#### Your task
Your copy of the material must match it exactly, except that pictures are dropped.

#### Recorded information

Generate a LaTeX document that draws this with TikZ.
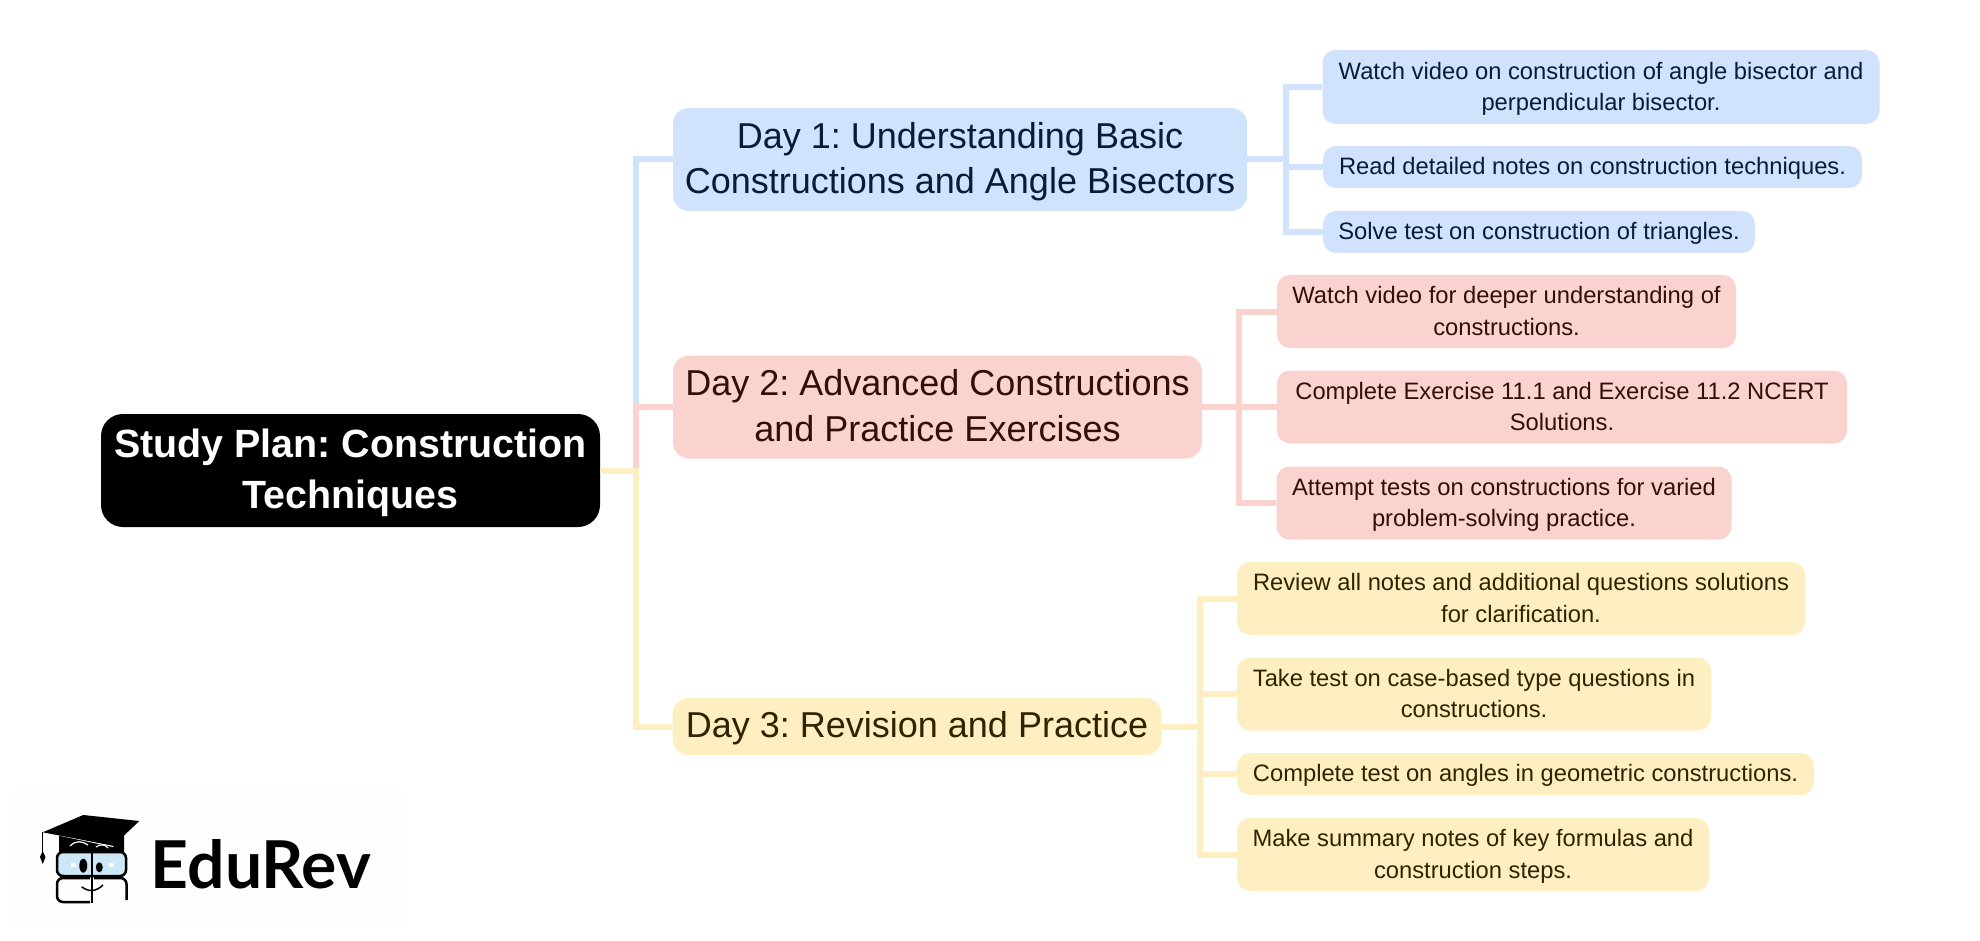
\documentclass[tikz,border=0pt]{standalone}
\usepackage{fontspec}
\setmainfont{Liberation Sans}
\newfontfamily\logofont{Lato}
\frenchspacing
\newcommand{\boxstrut}{\rule[-.25\baselineskip]{0pt}{\baselineskip}}
\newcommand{\boxtext}[1]{\boxstrut #1\boxstrut}
\definecolor{bluefill}{HTML}{D0E2FC}
\definecolor{bluetext}{HTML}{0B1A3A}
\definecolor{redfill}{HTML}{FBD3CE}
\definecolor{redtext}{HTML}{340D0B}
\definecolor{yellowfill}{HTML}{FEEFC3}
\definecolor{yellowtext}{HTML}{302400}
\definecolor{glassblue}{HTML}{CDE7F7}
\definecolor{logoback}{HTML}{FEFEFE}
\begin{document}
\begin{tikzpicture}[x=1pt, y=-1pt]
      \useasboundingbox (0,0) rectangle (1980,941);
      \tikzstyle{box}=[rounded corners=16pt, inner sep=0pt, align=center]
      \tikzstyle{rootbox}=[box, fill=black, text=white, rounded corners=22pt,
        font=\fontsize{39.4}{50.5}\selectfont\bfseries]
      \tikzstyle{daybox}=[box, font=\fontsize{36}{45.5}\selectfont]
      \tikzstyle{leafbox}=[box, rounded corners=13pt, font=\fontsize{23.75}{31.5}\selectfont]
      \tikzstyle{bluebox}=[fill=bluefill, text=bluetext]
      \tikzstyle{redbox}=[fill=redfill, text=redtext]
      \tikzstyle{yellowbox}=[fill=yellowfill, text=yellowtext]
      \tikzstyle{link}=[line width=6pt]

      \path (350.5,470.5) node [rootbox, minimum width=499pt, minimum height=113pt] (root)
        {\boxtext{Study Plan: Construction\\Techniques}};

      \path (960,159.5) node [daybox, bluebox, minimum width=574pt, minimum height=103pt] (day1)
        {\boxtext{Day 1: Understanding Basic\\Constructions and Angle Bisectors}};
      \path (937.5,407) node [daybox, redbox, minimum width=529pt, minimum height=103pt] (day2)
        {\boxtext{Day 2: Advanced Constructions\\and Practice Exercises}};
      \path (917,726.5) node [daybox, yellowbox, minimum width=489pt, minimum height=57pt] (day3)
        {\boxtext{Day 3: Revision and Practice}};

      \path (1601,87) node [leafbox, bluebox, minimum width=557pt, minimum height=74pt] (blue1)
        {\boxtext{Watch video on construction of angle bisector and\\perpendicular bisector.}};
      \path (1592.5,167) node [leafbox, bluebox, minimum width=539pt, minimum height=42pt] (blue2)
        {\boxtext{Read detailed notes on construction techniques.}};
      \path (1539,232) node [leafbox, bluebox, minimum width=432pt, minimum height=42pt] (blue3)
        {\boxtext{Solve test on construction of triangles.}};

      \path (1506.5,311.5) node [leafbox, redbox, minimum width=459pt, minimum height=73pt] (red1)
        {\boxtext{Watch video for deeper understanding of\\constructions.}};
      \path (1562,407) node [leafbox, redbox, minimum width=570pt, minimum height=73pt] (red2)
        {\boxtext{Complete Exercise 11.1 and Exercise 11.2 NCERT\\Solutions.}};
      \path (1504,503) node [leafbox, redbox, minimum width=455pt, minimum height=73pt] (red3)
        {\boxtext{Attempt tests on constructions for varied\\problem-solving practice.}};

      \path (1521,598.5) node [leafbox, yellowbox, minimum width=568pt, minimum height=73pt] (yellow1)
        {\boxtext{Review all notes and additional questions solutions\\for clarification.}};
      \path (1474,694) node [leafbox, yellowbox, minimum width=474pt, minimum height=73pt] (yellow2)
        {\boxtext{Take test on case-based type questions in\\constructions.}};
      \path (1525.5,774) node [leafbox, yellowbox, minimum width=577pt, minimum height=42pt] (yellow3)
        {\boxtext{Complete test on angles in geometric constructions.}};
      \path (1473,854.5) node [leafbox, yellowbox, minimum width=472pt, minimum height=73pt] (yellow4)
        {\boxtext{Make summary notes of key formulas and\\construction steps.}};

      \coordinate (rootbar) at (635.5,0);
      \coordinate (bluebar) at (1285.5,0);
      \coordinate (redbar) at (1239,0);
      \coordinate (yellowbar) at (1199.5,0);

      \draw [link, bluefill] (root.east) -| (rootbar |- day1.west) -- (day1.west);
      \draw [link, redfill] (root.east) -| (rootbar |- day2.west) -- (day2.west);
      \draw [link, yellowfill] (root.east) -| (rootbar |- day3.west) -- (day3.west);

      \foreach \i in {1, 2, 3}
      {
        \draw [link, bluefill] (day1.east) -| (bluebar |- blue\i.west) -- (blue\i.west);
        \draw [link, redfill] (day2.east) -| (redbar |- red\i.west) -- (red\i.west);
      }

      \foreach \i in {1, ..., 4}
      {
        \draw [link, yellowfill] (day3.east) -| (yellowbar |- yellow\i.west) -- (yellow\i.west);
      }

      % logo
      \fill [logoback] (10,790) rectangle (405,925);
      \path (150.5,888) node [anchor=base west, inner sep=0pt, font=\logofont\fontsize{66}{66}\selectfont\bfseries] (logotext) {EduRev};
      \fill (59,834) -- (59,852) -- (124,852) -- (124,830) -- cycle;
      \draw [white, line width=1.2pt] (59,835) -- (113.5,846.5);
      \draw [white, line width=1.2pt] (70,846) .. controls (76,840) and (82,841) .. (88,845);
      \draw [white, line width=1.2pt] (96,847) .. controls (100,844) and (105,844) .. (108,848);
      \fill (42.7,832.3) -- (83.3,815) -- (139.3,821) -- (113.3,845.7) -- cycle;
      \draw [line width=1.2pt] (42.7,832.3) -- (42.7,852);
      \fill (42.7,851) -- (45.5,857) -- (42.7,864) -- (40,857) -- cycle;
      \draw [fill=glassblue, line width=2.5pt, rounded corners=6pt] (57,852) rectangle (126,876);
      \draw [line width=2.5pt, rounded corners=6pt] (90,878) -- (57,878) -- (57,902) -- (90,902);
      \draw [line width=2.5pt, rounded corners=6pt] (94,878) -- (126.5,878) -- (126.5,900);
      \draw [line width=2pt] (91.5,851) -- (91.5,903);
      \fill (83.3,865.7) ellipse [x radius=4pt, y radius=7pt];
      \fill (99.3,867.3) ellipse [x radius=3.5pt, y radius=5pt];
      \fill [white] (71,863) rectangle (76,867);
      \fill [white] (109,863) rectangle (114,867);
      \draw [line width=1.5pt] (81.7,886.7) .. controls (88,892) and (96,892) .. (103,885);
    \end{tikzpicture}
\end{document}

#### Expected answer
Generate a LaTeX document that draws this with TikZ.
\documentclass[tikz,border=0pt]{standalone}
\usepackage{fontspec}
\setmainfont{Liberation Sans}
\newfontfamily\logofont{Lato}
\frenchspacing
\newcommand{\boxstrut}{\rule[-.25\baselineskip]{0pt}{\baselineskip}}
\newcommand{\boxtext}[1]{\boxstrut #1\boxstrut}
\definecolor{bluefill}{HTML}{D0E2FC}
\definecolor{bluetext}{HTML}{0B1A3A}
\definecolor{redfill}{HTML}{FBD3CE}
\definecolor{redtext}{HTML}{340D0B}
\definecolor{yellowfill}{HTML}{FEEFC3}
\definecolor{yellowtext}{HTML}{302400}
\definecolor{glassblue}{HTML}{CDE7F7}
\definecolor{logoback}{HTML}{FEFEFE}
\begin{document}
\begin{tikzpicture}[x=1pt, y=-1pt]
      \useasboundingbox (0,0) rectangle (1980,941);
      \tikzstyle{box}=[rounded corners=16pt, inner sep=0pt, align=center]
      \tikzstyle{rootbox}=[box, fill=black, text=white, rounded corners=22pt,
        font=\fontsize{39.4}{50.5}\selectfont\bfseries]
      \tikzstyle{daybox}=[box, font=\fontsize{36}{45.5}\selectfont]
      \tikzstyle{leafbox}=[box, rounded corners=13pt, font=\fontsize{23.75}{31.5}\selectfont]
      \tikzstyle{bluebox}=[fill=bluefill, text=bluetext]
      \tikzstyle{redbox}=[fill=redfill, text=redtext]
      \tikzstyle{yellowbox}=[fill=yellowfill, text=yellowtext]
      \tikzstyle{link}=[line width=6pt]

      \path (350.5,470.5) node [rootbox, minimum width=499pt, minimum height=113pt] (root)
        {\boxtext{Study Plan: Construction\\Techniques}};

      \path (960,159.5) node [daybox, bluebox, minimum width=574pt, minimum height=103pt] (day1)
        {\boxtext{Day 1: Understanding Basic\\Constructions and Angle Bisectors}};
      \path (937.5,407) node [daybox, redbox, minimum width=529pt, minimum height=103pt] (day2)
        {\boxtext{Day 2: Advanced Constructions\\and Practice Exercises}};
      \path (917,726.5) node [daybox, yellowbox, minimum width=489pt, minimum height=57pt] (day3)
        {\boxtext{Day 3: Revision and Practice}};

      \path (1601,87) node [leafbox, bluebox, minimum width=557pt, minimum height=74pt] (blue1)
        {\boxtext{Watch video on construction of angle bisector and\\perpendicular bisector.}};
      \path (1592.5,167) node [leafbox, bluebox, minimum width=539pt, minimum height=42pt] (blue2)
        {\boxtext{Read detailed notes on construction techniques.}};
      \path (1539,232) node [leafbox, bluebox, minimum width=432pt, minimum height=42pt] (blue3)
        {\boxtext{Solve test on construction of triangles.}};

      \path (1506.5,311.5) node [leafbox, redbox, minimum width=459pt, minimum height=73pt] (red1)
        {\boxtext{Watch video for deeper understanding of\\constructions.}};
      \path (1562,407) node [leafbox, redbox, minimum width=570pt, minimum height=73pt] (red2)
        {\boxtext{Complete Exercise 11.1 and Exercise 11.2 NCERT\\Solutions.}};
      \path (1504,503) node [leafbox, redbox, minimum width=455pt, minimum height=73pt] (red3)
        {\boxtext{Attempt tests on constructions for varied\\problem-solving practice.}};

      \path (1521,598.5) node [leafbox, yellowbox, minimum width=568pt, minimum height=73pt] (yellow1)
        {\boxtext{Review all notes and additional questions solutions\\for clarification.}};
      \path (1474,694) node [leafbox, yellowbox, minimum width=474pt, minimum height=73pt] (yellow2)
        {\boxtext{Take test on case-based type questions in\\constructions.}};
      \path (1525.5,774) node [leafbox, yellowbox, minimum width=577pt, minimum height=42pt] (yellow3)
        {\boxtext{Complete test on angles in geometric constructions.}};
      \path (1473,854.5) node [leafbox, yellowbox, minimum width=472pt, minimum height=73pt] (yellow4)
        {\boxtext{Make summary notes of key formulas and\\construction steps.}};

      \coordinate (rootbar) at (635.5,0);
      \coordinate (bluebar) at (1285.5,0);
      \coordinate (redbar) at (1239,0);
      \coordinate (yellowbar) at (1199.5,0);

      \draw [link, bluefill] (root.east) -| (rootbar |- day1.west) -- (day1.west);
      \draw [link, redfill] (root.east) -| (rootbar |- day2.west) -- (day2.west);
      \draw [link, yellowfill] (root.east) -| (rootbar |- day3.west) -- (day3.west);

      \foreach \i in {1, 2, 3}
      {
        \draw [link, bluefill] (day1.east) -| (bluebar |- blue\i.west) -- (blue\i.west);
        \draw [link, redfill] (day2.east) -| (redbar |- red\i.west) -- (red\i.west);
      }

      \foreach \i in {1, ..., 4}
      {
        \draw [link, yellowfill] (day3.east) -| (yellowbar |- yellow\i.west) -- (yellow\i.west);
      }

      % logo
      \fill [logoback] (10,790) rectangle (405,925);
      \path (150.5,888) node [anchor=base west, inner sep=0pt, font=\logofont\fontsize{66}{66}\selectfont\bfseries] (logotext) {EduRev};
      \fill (59,834) -- (59,852) -- (124,852) -- (124,830) -- cycle;
      \draw [white, line width=1.2pt] (59,835) -- (113.5,846.5);
      \draw [white, line width=1.2pt] (70,846) .. controls (76,840) and (82,841) .. (88,845);
      \draw [white, line width=1.2pt] (96,847) .. controls (100,844) and (105,844) .. (108,848);
      \fill (42.7,832.3) -- (83.3,815) -- (139.3,821) -- (113.3,845.7) -- cycle;
      \draw [line width=1.2pt] (42.7,832.3) -- (42.7,852);
      \fill (42.7,851) -- (45.5,857) -- (42.7,864) -- (40,857) -- cycle;
      \draw [fill=glassblue, line width=2.5pt, rounded corners=6pt] (57,852) rectangle (126,876);
      \draw [line width=2.5pt, rounded corners=6pt] (90,878) -- (57,878) -- (57,902) -- (90,902);
      \draw [line width=2.5pt, rounded corners=6pt] (94,878) -- (126.5,878) -- (126.5,900);
      \draw [line width=2pt] (91.5,851) -- (91.5,903);
      \fill (83.3,865.7) ellipse [x radius=4pt, y radius=7pt];
      \fill (99.3,867.3) ellipse [x radius=3.5pt, y radius=5pt];
      \fill [white] (71,863) rectangle (76,867);
      \fill [white] (109,863) rectangle (114,867);
      \draw [line width=1.5pt] (81.7,886.7) .. controls (88,892) and (96,892) .. (103,885);
    \end{tikzpicture}
\end{document}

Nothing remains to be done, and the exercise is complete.